Z drugiej strony nie jest też trudno obwinić kredytobiorców. Ostatecznie decydując się na podpisanie umowy z bankiem i zadłużenie się z perspektywą trzydziestu lat spłaty, należałoby przeczytać dokładnie każdy punkt, wyjaśnić każdą wątpliwość i zyskać odpowiedź na każde pytanie. Niejeden Polak jednak dał się złapać na wyglądający zachęcająco produkt niedrogiego kredytu. Wydawało się to dość logiczne - polskie banki we współpracy z bankami szwajcarskimi operują obiema walutami, udzielając kredytów, dzięki czemu wszyscy zyskują. Polski bank nowych klientów, którym pośredniczy, szwajcarski zwroty pożyczonych pieniędzy, a Polacy - tani kredyt. Nikt jednak nie wiedział, że żadnej współpracy z bankami szwajcarskimi nie ma.

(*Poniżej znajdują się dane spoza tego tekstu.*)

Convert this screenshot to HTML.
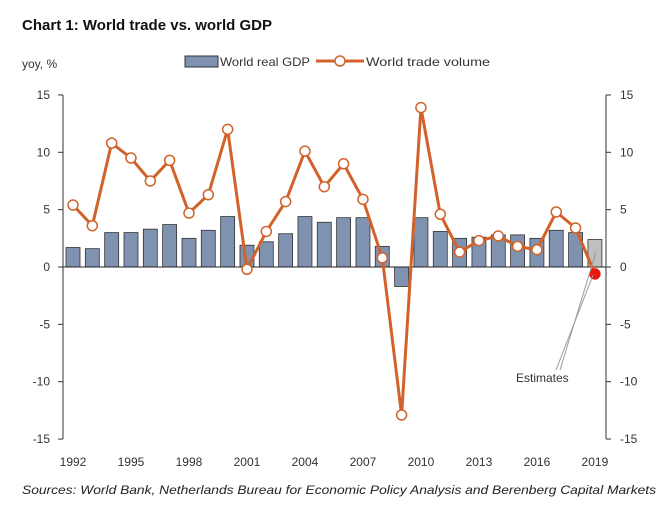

Można by powiedzieć, że frankowicze dali się nabrać, mimo znajomości zasady, że jeśli coś wygląda zbyt dobrze, by było prawdziwe, to pewnie nie jest. Jednakowoż, banki to na ogół instytucje cieszące się zaufaniem, ponadto klient spodziewa się nadzoru bankowego, który udaremniłby różnego rodzaju podejrzane manewry. Być może jednak, gdyby klienci byli faktycznie bardziej dociekliwi, cała sprawa wyglądałaby inaczej.

Co dalej?

Trudno więc jednoznacznie określić. Winę ponoszą właściwie obie strony, a ponadto również nadzór bankowy, czy politycy, którzy przeoczyli tak problematyczny proceder. Wreszcie w sądach wylądowały pierwsze sprawy dotyczące kredytów we frankach, a ponieważ afera była bezprecedensowa, nie do końca było wiadomo, jak to rozwiązać - chodziło w końcu o dość spore pieniądze, wieloletnie zobowiązania i nieruchomości, których wartość w niejednym przypadku nie sięga obecnie kwoty, którą kredytobiorca musi obecnie spłacić. Polskie sądownictwo wciąż brnie przez liczne sprawy o kredyty we frankach, teraz mając już jednak pewne podłoże i więcej informacji, jak takie sprawy rozwiązywać.